因为是四双手一起包,有人整理面,有人擀皮子,两人包,几乎是流水线一样,饺子很快包完了,基本用了平时时间的四分之一,全部年夜饭年初一的饺子就准备完了。饺子皮儿在手中翻飞着,聊着聊着天的我,竟无法扼制的想起了婆婆。
两年前婆婆因阿兹海默加上腿伤后卧床两年,最后因消化系统衰竭永远离开了我们。一生朴实无华的婆婆,没有过人的本领但一直都在用自己最大的努力小心翼翼的呵护着儿女。年轻时候因为家里底子薄,原本是民办教师的她为了养活家,被迫离开心爱的教师岗位,拿起了锄头种地和打各种工,与公公两人尝试过做各种小生意,风风雨雨一生操劳。
我加入这个家庭后对我极好。虽然给不了太多丰厚的物质条件,但她也用自己的诚意,给予我最宝贵的她的疼爱。在我因进修学习和各种外出缺席在家时候,照看孩子的事儿就落在她和公公身上,毫无半点怨言替我们担起了的这份责任,支持我们说走就走的投入工作,没有任何后顾之忧。
虽然我们婆媳间性格迥异,她更谨小慎微些,我更有似是而非的大大咧咧,但不影响她给予我更多一些的好。每次回家都能吃上她老早就开始张罗着包的水饺。特别是她包的白菜水饺更是合我口味,吃多了忍不住就有些制作饺子的常识了,她就开始教我动手包。如何熬制花椒水,如何加上蛋清等一些环节要领我很快就掌握了,于是白菜水饺在我手里算是有了婆婆的风格,直到老公连连说好吃,这种白菜馅水饺也逐渐成了我的特色。我做的白菜水饺在儿子那里也就成了他的“妈妈”味道。
婆婆走了,主持年夜包饺子的任务也就落到了我身上。从去年到今年,两个年的除夕饺子都是我一人调制馅子,再无婆婆搭手,我也从边缘性参与走到了全面的主持。纵然有为三口小家包一小团面的多年历练,但调制一份适合近十人大家庭口味和数量的馅儿和面儿,不免也是有挑战性。
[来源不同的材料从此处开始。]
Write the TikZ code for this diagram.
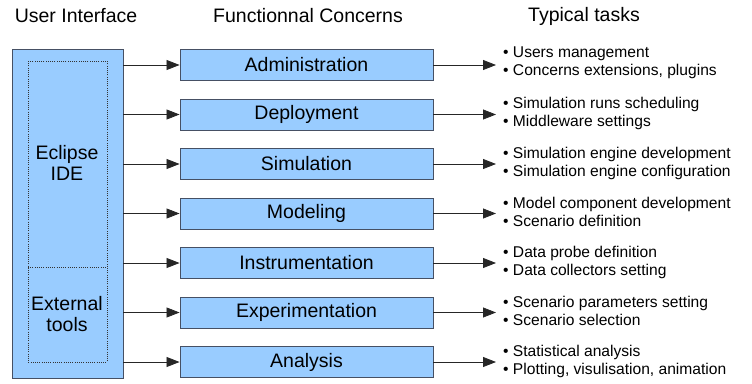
\documentclass[tikz,border=0pt]{standalone}
\usepackage{fontspec}
\setmainfont{Liberation Sans}
\usetikzlibrary{arrows.meta}
\definecolor{boxfill}{RGB}{153,204,255}
\definecolor{boxline}{RGB}{70,80,100}
\tikzset{
  fbox/.style={draw=boxline, fill=boxfill, line width=0.9pt, minimum width=253pt, minimum height=31pt, inner sep=0pt, font=\fontsize{19.5}{22}\selectfont},
  hdr/.style={font=\fontsize{19.5}{22}\selectfont, inner sep=0pt},
  task/.style={anchor=west, align=left, inner sep=0pt, font=\fontsize{15.6}{18}\selectfont},
  conn/.style={draw=black!85, line width=0.8pt, -{Triangle[length=13pt,width=10pt]}},
  dotline/.style={draw=black!80, line width=0.5pt, dash pattern=on 1pt off 1.2pt}
}
\begin{document}
\begin{tikzpicture}[x=1pt,y=-1pt]
\useasboundingbox (0,0) rectangle (752,383);
\node[hdr] (h1) at (76,16) {User Interface};
\node[hdr] (h2) at (308,16) {Functionnal Concerns};
\node[hdr] (h3) at (584,16) {Typical tasks};
% user interface box
\node[draw=boxline, fill=boxfill, line width=0.9pt, minimum width=111pt, minimum height=329pt, inner sep=0pt] (ui) at (67.5,213.5) {};
\draw[dotline] (28,61) rectangle (107,362);
\draw[dotline] (28,267) -- (107,267);
\node[align=center, inner sep=0pt, font=\fontsize{19.5}{21}\selectfont] (ide) at (67,163) {Eclipse\\IDE};
\node[align=center, inner sep=0pt, font=\fontsize{19.5}{21}\selectfont] (ext) at (67,314) {External\\tools};
% concern boxes
\node[fbox] (c1) at (306.5,65) {Administration};
\node[fbox] (c2) at (306.5,114.5) {Deployment};
\node[fbox] (c3) at (306.5,164) {Simulation};
\node[fbox] (c4) at (306.5,213.5) {Modeling};
\node[fbox] (c5) at (306.5,263) {Instrumentation};
\node[fbox] (c6) at (306.5,312.5) {Experimentation};
\node[fbox] (c7) at (306.5,362) {Analysis};
% tasks
\node[task] (t1) at (503,63) {• Users management\\• Concerns extensions, plugins};
\node[task] (t2) at (503,113) {• Simulation runs scheduling\\• Middleware settings};
\node[task] (t3) at (503,163) {• Simulation engine development\\• Simulation engine configuration};
\node[task] (t4) at (503,212) {• Model component development\\• Scenario definition};
\node[task] (t5) at (503,262) {• Data probe definition\\• Data collectors setting};
\node[task] (t6) at (503,311) {• Scenario parameters setting\\• Scenario selection};
\node[task] (t7) at (503,361) {• Statistical analysis\\• Plotting, visulisation, animation};
% connectors
\foreach \i in {1,...,7}{
  \draw[conn] (ui.east |- c\i.west) -- (c\i.west);
  \draw[conn] (c\i.east) -- ([xshift=-7pt]t\i.west |- c\i.east);
}
\end{tikzpicture}
\end{document}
每当这时总是想起婆婆,那些一起度过的包饺子时光。那时候包饺子准备工作都是她来做,电视由我们来看。边说笑边看春晚差不多到时候,婆婆已经在厨房里忙进忙出一个多钟头 ,将面和馅儿准备好了,我们再一起动手包。每次婆婆都事先准备一些消毒好的硬币和小块的糖、去了核儿的大枣,这些承载着一些特殊使命的物品就在包饺子的过程中依次被安排包进饺子肚里。吃饺子时,特别小心翼翼地,生怕把到手的美好祝福发财运气等一下子给咽下去。每当咬着各种“故事”的时候,被婆婆要求不能明说。但很快我们都能从藏也藏不住的表情变化上揣测出来。于是一顿饺子下来,伪装和猜测,盼望与嫉妒的,吃的起起伏伏,欢声笑语,调侃不断。
直到自己担纲做主力,才知道调制大块的面,准备大盆的馅儿有诸多不同,特别是这种年夜饭吃的饺子,承载为大家准备风调雨顺好饺子的重任,不能演砸了。硬着头皮在尝试了面硬了加水,水多了加面,调味料数量拿捏,总担心不够吃的等各种大疑问后,心里逐渐有了数儿。
于是,别人依旧看电视,我早早开始放下热闹,独立操作准备馅和面。我也学着婆婆的样子,专心于每一道工序仔细做准备,等全部干完后招呼其他家人一起包起来。
饺子馅儿和面儿越来越合适起来,新的生活秩序逐渐重新建立。但是大家吃饺子的时候,总是不免想起婆婆的点点滴滴。